For deeper information on Georg Cantor, see the Wikipedia article, or read a biography.

MIT OCW Exercise for Ch 1.

I started on the first exercise for the MIT book. Since part of my goal with this class is to produce the answers using GNU R, the time to produce the answer was not very time efficient. I expect time to improve as I progress over the learning curve of the VennDiagram package.

Suppose that A ⊂ B. Show that Bc ⊂ Ac.
The subset is the white area while Ac is both white and yellow areas.



I would like to thanks DWin from StackExchange for his guidance on the VennDiagram package.

Improvements I should consider for this diagram.
  1. Add the label for universal set U (which would equal the area for Bc ).
  2. Fill in the universal set U with a color other than white.
  3. Remove the number values as they are not important for this exercise.
Of course I am open to your comments to improve this diagram.

Monday, February 13, 2012

MIT Open Courseware statistics class, and GNU R

It has been a long time since I performed any serious statistical problems. To update my skills within my own time I am participating in the MIT OpenCourseWare undergraduate level statistics class, but with a twist. I will use GNU R and it's packages for the exercises within the book. I have been using GNU R on and off for my own use. This gives me a better opportunity to build skills with GNU R while strengthening my statistical skills.

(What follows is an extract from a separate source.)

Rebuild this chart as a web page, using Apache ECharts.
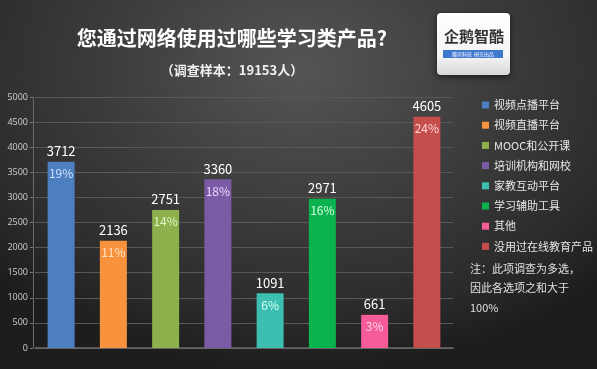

So the first chapter in the course book covers Venn diagrams. While simple Venn diagrams are easy to produce, readable complex ones require some skill in art or assistance of a program designed to make them. GNU R seems to have two popular packages to perform this task: VennEuler and VennDiagram.

VennEuler is good for getting started with semi-simple diagrams. You will note that the name mentions both Venn and Euler diagrams. They are similar diagrams whose main difference is how three or more overlapping circles handle area with null data. BMC Bioinformatics posted an example between the two diagrams below.

Note that figure A) (Euler diagram) minimizes overlap show the region that does not share data does not appear. Figure B) (traditional Venn diagram) provides a larger overlap of data but must show a region of zero or null data since the data set does not share any common properties among the three regions.

The GNU R code for a simple Venn diagram below
require(venneuler)
v <- venneuler(c(A=200, B=200, "A&B"=100))
v$labels<- c("Green", "Blue")
plot(v)
text(.5, .6, "my text here")
 
produces the following Venn diagram.
While VennEuler is good for simple Venn diagrams, the package VennDiagram gives the user greater control over the diagrams. Here is an example of a complex Venn diagram from BMC Bioinformatics.
The code for this diagram follows
library(VennDiagram);
venn.diagram(
    x = list(
        I = c(1:60, 61:105, 106:140, 141:160, 166:175, 176:180, 181:205, 206:220),
        IV = c(531:605, 476:530, 336:375, 376:405, 181:205, 206:220, 166:175, 176:180),
        II = c(61:105, 106:140, 181:205, 206:220, 221:285, 286:335, 336:375, 376:405),
        III = c(406:475, 286:335, 106:140, 141:160, 166:175, 181:205, 336:375, 476:530)
        ),
    filename = "1D-quadruple_Venn.tiff",
    col = "black",
    lty = "dotted",
    lwd = 4,
    fill = c("cornflowerblue", "green", "yellow", "darkorchid1"),
    alpha = 0.50,
    label.col = c("orange", "white", "darkorchid4", "white", "white", "white", "white", "white", "darkblue", "white", "white", "white", "white", "darkgreen", "white"),
    cex = 2.5,
    fontfamily = "serif",
    fontface = "bold",
    cat.col = c("darkblue", "darkgreen", "orange", "darkorchid4"),
    cat.cex = 2.5,
    cat.fontfamily = "serif"
    );


Reviewing the sample code and the available documentation for both packages, the VennDiagram package contains a larger library of statements for granular control of the diagram. As I perform the exercises in the statistics book, I will attempt a mix of diagrams from each package and provide examples of what I learned from the chapter and from the use of both GNU R packages.